▶ _GIVEN PROBLEM_
Below are some entries. Transcribe the lines from the one holding "Output the Python" to the one holding "mut_cens_surv = [88.9] * 4 + [83.0] * 16", inclusive, but not the pictures among them.
--- Start of THE INPUT ---
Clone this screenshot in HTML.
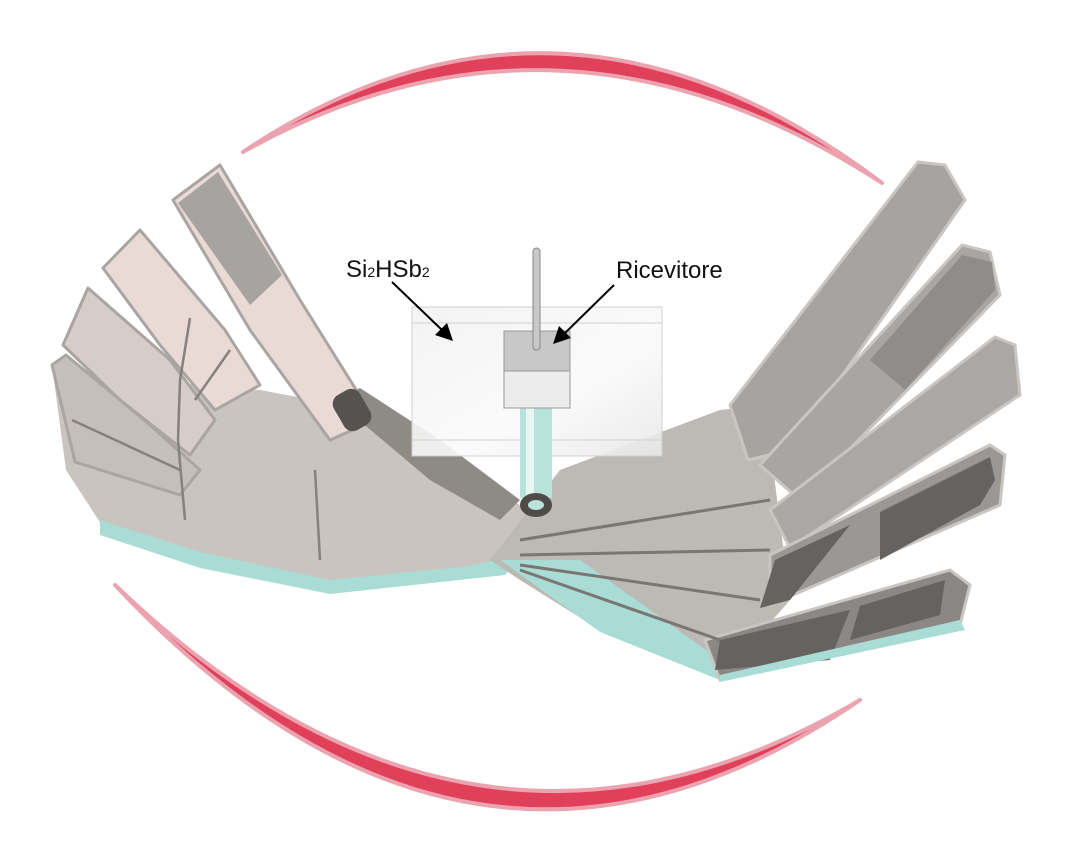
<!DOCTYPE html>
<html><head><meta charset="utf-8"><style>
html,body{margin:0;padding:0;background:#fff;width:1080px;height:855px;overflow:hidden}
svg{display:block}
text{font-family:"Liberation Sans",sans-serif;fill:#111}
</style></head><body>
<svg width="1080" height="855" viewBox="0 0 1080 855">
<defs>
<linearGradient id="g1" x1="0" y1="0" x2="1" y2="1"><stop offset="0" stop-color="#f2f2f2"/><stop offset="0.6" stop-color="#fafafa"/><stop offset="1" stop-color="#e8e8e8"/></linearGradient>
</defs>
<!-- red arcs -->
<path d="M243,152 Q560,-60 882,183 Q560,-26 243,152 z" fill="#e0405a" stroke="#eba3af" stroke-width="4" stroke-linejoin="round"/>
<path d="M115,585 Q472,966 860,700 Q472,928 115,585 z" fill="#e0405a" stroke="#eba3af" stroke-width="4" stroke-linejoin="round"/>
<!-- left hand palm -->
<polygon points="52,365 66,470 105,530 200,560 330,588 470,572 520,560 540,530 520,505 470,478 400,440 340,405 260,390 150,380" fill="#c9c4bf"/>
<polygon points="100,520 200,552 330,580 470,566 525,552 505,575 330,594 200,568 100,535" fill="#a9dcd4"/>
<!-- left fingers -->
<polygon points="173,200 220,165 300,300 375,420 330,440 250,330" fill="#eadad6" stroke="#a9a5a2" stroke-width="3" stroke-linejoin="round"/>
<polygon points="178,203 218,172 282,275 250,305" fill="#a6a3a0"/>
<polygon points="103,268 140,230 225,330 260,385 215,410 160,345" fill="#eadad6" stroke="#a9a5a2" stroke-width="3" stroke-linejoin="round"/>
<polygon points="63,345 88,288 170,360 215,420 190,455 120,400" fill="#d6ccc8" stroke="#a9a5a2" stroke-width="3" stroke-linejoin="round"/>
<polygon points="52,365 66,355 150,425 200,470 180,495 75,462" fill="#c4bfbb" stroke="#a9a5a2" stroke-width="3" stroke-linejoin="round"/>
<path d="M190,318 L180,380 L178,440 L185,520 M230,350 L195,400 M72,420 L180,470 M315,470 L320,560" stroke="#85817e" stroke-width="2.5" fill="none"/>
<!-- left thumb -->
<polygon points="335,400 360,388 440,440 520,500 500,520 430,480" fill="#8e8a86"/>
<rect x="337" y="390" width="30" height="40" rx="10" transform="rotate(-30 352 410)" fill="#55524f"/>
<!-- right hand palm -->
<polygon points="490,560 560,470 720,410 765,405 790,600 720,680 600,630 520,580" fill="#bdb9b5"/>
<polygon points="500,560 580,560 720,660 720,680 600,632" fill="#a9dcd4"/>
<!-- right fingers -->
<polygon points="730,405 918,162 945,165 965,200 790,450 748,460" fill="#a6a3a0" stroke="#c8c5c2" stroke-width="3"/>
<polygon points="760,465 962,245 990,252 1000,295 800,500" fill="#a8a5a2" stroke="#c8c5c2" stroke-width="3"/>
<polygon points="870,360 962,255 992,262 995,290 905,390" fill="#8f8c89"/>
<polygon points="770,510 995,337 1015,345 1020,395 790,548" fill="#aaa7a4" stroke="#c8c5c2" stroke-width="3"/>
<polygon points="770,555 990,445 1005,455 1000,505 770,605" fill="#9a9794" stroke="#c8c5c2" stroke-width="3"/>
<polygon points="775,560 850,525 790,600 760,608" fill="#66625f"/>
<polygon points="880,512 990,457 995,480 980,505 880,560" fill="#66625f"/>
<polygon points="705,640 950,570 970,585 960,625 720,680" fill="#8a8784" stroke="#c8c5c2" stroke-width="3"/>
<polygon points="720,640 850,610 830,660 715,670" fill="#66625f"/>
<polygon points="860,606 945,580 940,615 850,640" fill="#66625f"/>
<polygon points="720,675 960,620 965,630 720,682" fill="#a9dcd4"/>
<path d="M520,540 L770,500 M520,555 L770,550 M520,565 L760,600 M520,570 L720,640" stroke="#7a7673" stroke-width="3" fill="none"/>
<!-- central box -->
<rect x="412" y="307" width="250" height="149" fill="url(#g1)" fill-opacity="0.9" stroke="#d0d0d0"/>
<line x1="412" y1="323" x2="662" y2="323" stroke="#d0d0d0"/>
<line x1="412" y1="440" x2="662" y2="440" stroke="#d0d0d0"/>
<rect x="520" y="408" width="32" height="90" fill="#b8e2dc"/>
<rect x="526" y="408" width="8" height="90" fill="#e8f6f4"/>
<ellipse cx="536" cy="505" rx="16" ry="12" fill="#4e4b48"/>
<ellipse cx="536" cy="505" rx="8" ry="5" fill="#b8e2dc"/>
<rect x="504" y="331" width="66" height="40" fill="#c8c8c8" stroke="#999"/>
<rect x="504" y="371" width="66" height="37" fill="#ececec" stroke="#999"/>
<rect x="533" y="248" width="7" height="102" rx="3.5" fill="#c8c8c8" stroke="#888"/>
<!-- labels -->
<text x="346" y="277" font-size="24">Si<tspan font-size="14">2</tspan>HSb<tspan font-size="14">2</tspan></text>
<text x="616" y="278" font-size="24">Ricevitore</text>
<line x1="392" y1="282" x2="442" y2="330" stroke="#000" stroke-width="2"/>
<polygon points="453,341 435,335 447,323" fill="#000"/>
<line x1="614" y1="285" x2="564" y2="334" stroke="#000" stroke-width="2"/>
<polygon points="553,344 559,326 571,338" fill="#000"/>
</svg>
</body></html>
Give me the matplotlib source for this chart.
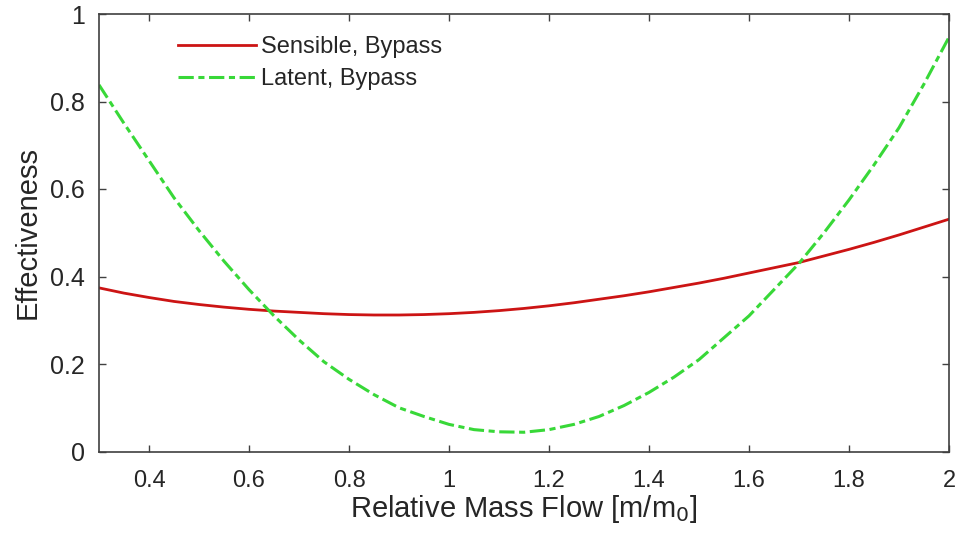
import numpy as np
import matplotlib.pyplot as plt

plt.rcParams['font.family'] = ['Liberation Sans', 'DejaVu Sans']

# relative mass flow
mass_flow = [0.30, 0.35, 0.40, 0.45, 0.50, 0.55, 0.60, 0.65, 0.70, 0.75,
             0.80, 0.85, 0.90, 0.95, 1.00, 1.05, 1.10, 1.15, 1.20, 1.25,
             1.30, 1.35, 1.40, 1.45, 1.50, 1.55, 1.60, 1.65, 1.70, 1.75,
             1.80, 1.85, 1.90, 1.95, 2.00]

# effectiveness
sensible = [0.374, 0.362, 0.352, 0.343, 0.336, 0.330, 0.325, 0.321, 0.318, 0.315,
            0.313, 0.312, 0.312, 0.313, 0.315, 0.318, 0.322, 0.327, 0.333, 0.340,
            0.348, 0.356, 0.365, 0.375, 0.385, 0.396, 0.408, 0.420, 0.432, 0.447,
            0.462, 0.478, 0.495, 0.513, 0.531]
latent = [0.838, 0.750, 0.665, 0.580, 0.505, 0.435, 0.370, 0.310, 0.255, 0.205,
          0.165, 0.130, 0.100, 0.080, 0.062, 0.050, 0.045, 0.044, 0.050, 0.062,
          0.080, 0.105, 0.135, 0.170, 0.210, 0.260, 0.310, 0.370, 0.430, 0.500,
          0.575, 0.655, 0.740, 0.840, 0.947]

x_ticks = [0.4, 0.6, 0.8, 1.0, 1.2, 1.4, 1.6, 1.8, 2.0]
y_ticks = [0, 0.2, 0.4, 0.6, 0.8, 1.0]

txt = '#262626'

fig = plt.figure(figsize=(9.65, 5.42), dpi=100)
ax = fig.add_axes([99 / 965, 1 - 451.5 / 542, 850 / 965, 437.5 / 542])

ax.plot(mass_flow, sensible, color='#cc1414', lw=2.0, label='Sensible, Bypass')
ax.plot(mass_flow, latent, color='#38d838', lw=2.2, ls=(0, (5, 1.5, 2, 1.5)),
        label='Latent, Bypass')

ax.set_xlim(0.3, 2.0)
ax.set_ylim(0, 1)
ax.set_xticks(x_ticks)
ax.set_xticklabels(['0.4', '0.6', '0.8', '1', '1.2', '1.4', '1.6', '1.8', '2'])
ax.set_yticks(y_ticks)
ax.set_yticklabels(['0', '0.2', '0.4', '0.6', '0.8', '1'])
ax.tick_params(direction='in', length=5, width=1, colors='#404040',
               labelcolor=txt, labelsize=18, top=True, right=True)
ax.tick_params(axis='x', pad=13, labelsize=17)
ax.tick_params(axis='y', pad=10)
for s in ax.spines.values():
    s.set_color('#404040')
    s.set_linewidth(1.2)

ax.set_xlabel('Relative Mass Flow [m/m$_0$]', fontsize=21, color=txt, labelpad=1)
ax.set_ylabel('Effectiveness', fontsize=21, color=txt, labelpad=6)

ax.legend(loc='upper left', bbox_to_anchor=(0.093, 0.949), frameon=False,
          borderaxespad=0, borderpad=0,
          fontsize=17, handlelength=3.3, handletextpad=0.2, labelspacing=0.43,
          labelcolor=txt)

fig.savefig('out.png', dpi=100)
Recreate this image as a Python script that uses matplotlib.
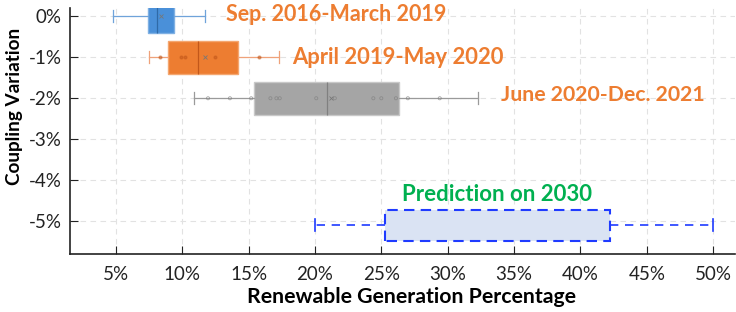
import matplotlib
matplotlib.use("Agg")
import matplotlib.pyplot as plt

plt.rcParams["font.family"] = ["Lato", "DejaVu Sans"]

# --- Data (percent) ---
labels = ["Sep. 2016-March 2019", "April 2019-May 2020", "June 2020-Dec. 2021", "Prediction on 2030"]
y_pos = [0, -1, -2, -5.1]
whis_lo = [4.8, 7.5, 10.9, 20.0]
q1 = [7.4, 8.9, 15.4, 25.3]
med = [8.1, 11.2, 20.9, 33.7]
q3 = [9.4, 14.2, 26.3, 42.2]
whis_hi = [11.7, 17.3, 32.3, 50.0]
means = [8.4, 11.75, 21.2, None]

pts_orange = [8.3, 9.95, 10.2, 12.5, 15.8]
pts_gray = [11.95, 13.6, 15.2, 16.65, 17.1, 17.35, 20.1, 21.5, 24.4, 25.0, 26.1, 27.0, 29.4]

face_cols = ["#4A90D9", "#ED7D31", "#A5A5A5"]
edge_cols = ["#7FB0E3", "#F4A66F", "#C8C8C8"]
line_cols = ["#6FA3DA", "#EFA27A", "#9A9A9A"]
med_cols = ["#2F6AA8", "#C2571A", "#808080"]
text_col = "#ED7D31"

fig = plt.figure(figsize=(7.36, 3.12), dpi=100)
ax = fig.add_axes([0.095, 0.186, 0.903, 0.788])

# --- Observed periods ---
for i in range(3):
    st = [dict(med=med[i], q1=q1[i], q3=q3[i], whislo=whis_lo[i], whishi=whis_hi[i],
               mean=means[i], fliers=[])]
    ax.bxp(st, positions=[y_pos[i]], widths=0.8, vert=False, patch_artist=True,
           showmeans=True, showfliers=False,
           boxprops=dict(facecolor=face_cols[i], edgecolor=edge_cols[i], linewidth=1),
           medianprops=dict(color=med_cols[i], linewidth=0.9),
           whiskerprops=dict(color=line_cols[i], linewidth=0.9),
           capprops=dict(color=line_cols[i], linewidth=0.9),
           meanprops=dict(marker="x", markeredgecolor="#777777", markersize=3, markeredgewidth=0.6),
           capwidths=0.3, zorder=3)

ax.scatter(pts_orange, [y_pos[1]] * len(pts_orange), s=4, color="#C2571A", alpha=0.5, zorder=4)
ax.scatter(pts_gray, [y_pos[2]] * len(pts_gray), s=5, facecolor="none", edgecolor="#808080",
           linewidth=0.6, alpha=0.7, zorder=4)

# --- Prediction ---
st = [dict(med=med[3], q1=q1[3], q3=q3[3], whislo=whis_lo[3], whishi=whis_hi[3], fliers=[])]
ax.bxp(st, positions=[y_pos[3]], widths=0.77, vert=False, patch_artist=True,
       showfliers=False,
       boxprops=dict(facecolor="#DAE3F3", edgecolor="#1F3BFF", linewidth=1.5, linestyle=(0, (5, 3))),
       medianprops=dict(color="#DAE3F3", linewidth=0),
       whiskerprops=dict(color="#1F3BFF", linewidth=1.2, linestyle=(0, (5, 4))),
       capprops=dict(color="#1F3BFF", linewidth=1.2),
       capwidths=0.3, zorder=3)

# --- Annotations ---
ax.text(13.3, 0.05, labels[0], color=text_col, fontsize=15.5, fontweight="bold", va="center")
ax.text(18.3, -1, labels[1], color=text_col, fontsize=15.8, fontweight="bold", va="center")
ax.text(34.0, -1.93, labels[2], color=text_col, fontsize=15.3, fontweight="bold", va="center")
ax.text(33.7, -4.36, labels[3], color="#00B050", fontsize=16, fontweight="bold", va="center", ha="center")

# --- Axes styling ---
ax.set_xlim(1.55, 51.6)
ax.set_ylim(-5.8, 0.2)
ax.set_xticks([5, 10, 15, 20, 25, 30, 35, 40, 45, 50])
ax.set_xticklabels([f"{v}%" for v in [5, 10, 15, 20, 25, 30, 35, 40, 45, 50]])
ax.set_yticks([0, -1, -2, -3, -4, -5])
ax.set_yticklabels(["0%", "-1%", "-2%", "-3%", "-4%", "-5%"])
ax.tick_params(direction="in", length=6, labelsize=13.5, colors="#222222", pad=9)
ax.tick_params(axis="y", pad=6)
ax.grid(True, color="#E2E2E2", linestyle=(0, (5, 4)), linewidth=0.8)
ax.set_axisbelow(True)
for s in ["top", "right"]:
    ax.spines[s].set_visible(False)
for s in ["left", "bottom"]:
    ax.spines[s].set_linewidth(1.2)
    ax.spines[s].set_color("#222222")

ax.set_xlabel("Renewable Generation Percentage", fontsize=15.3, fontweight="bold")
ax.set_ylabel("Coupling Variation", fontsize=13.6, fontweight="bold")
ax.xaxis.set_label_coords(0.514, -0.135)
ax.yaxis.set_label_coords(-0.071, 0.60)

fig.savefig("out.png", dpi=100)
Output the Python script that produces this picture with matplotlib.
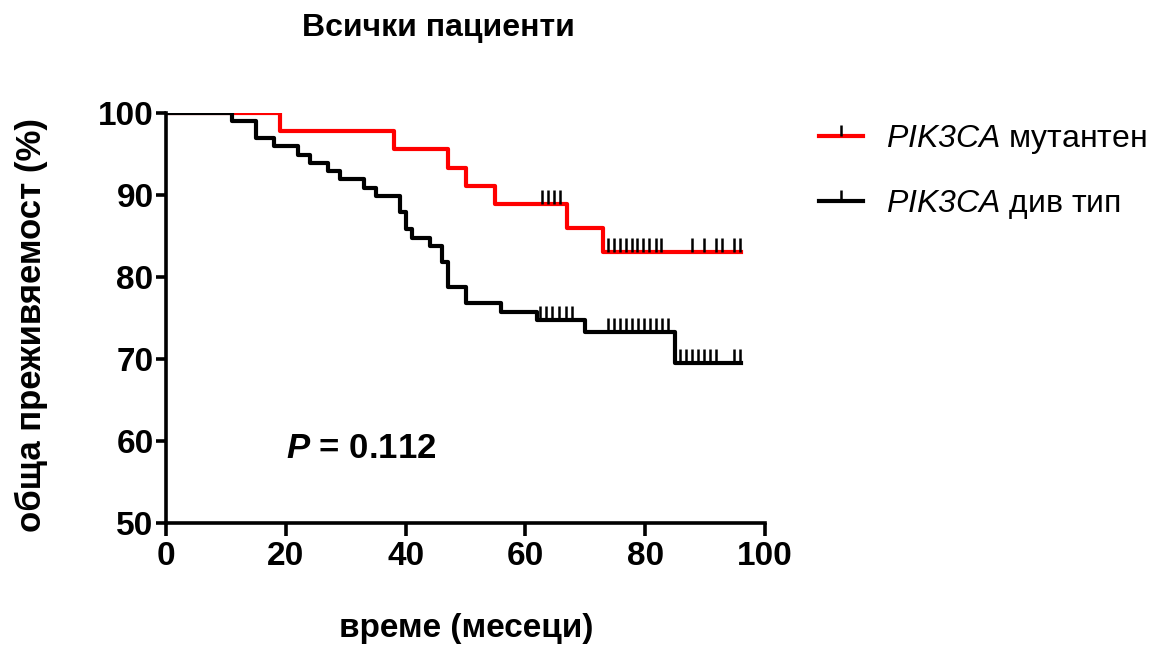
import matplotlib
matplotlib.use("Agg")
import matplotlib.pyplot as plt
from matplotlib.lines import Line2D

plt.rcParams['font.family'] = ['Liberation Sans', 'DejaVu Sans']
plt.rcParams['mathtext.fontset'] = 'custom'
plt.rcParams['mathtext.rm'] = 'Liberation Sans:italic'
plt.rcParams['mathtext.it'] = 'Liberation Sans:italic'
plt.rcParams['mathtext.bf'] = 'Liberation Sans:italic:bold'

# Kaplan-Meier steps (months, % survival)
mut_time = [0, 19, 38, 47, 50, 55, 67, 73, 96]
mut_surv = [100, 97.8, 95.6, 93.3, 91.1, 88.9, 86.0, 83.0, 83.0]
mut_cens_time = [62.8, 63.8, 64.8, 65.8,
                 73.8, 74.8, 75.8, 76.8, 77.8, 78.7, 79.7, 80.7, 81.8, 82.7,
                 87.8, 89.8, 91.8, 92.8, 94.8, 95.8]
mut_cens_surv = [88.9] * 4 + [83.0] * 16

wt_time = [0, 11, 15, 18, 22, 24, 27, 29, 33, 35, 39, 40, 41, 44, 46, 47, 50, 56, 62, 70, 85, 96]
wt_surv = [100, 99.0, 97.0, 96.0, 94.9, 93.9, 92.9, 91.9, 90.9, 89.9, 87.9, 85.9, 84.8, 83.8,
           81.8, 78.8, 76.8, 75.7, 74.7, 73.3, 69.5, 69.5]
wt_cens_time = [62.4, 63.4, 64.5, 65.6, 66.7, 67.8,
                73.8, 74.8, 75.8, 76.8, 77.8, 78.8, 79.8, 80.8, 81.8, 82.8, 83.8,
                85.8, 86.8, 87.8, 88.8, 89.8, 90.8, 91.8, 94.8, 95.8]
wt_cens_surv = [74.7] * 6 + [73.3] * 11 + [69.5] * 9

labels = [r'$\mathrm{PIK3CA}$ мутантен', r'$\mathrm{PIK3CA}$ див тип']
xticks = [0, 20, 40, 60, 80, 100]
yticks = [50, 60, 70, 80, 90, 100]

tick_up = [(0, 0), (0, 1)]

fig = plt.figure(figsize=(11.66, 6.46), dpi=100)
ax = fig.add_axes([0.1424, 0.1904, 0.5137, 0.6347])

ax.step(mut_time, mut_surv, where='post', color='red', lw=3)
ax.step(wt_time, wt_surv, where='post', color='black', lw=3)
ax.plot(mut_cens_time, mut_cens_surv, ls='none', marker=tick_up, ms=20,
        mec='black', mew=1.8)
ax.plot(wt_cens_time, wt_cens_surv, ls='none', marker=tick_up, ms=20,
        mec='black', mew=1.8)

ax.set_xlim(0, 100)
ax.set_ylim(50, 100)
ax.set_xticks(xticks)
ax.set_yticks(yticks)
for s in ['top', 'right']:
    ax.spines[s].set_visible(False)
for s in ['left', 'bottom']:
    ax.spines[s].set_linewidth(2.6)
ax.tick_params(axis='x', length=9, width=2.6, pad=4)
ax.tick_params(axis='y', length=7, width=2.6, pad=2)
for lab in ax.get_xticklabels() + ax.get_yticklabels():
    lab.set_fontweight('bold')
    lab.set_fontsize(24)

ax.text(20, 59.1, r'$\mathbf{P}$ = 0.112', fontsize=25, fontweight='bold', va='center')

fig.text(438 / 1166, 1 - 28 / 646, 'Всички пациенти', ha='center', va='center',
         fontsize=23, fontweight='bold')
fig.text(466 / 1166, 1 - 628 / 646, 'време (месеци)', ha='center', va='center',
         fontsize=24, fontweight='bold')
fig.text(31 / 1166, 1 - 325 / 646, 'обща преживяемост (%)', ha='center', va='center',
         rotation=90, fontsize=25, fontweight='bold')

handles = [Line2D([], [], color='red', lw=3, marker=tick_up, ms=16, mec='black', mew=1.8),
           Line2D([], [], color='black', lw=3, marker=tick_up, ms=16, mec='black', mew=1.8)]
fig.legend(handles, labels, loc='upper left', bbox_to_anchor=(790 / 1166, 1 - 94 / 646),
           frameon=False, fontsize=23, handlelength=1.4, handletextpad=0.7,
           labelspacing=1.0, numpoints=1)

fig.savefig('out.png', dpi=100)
--- End of THE INPUT ---
▶ _FINAL RESULT_
Output the Python script that produces this picture with matplotlib.
import matplotlib
matplotlib.use("Agg")
import matplotlib.pyplot as plt
from matplotlib.lines import Line2D

plt.rcParams['font.family'] = ['Liberation Sans', 'DejaVu Sans']
plt.rcParams['mathtext.fontset'] = 'custom'
plt.rcParams['mathtext.rm'] = 'Liberation Sans:italic'
plt.rcParams['mathtext.it'] = 'Liberation Sans:italic'
plt.rcParams['mathtext.bf'] = 'Liberation Sans:italic:bold'

# Kaplan-Meier steps (months, % survival)
mut_time = [0, 19, 38, 47, 50, 55, 67, 73, 96]
mut_surv = [100, 97.8, 95.6, 93.3, 91.1, 88.9, 86.0, 83.0, 83.0]
mut_cens_time = [62.8, 63.8, 64.8, 65.8,
                 73.8, 74.8, 75.8, 76.8, 77.8, 78.7, 79.7, 80.7, 81.8, 82.7,
                 87.8, 89.8, 91.8, 92.8, 94.8, 95.8]
mut_cens_surv = [88.9] * 4 + [83.0] * 16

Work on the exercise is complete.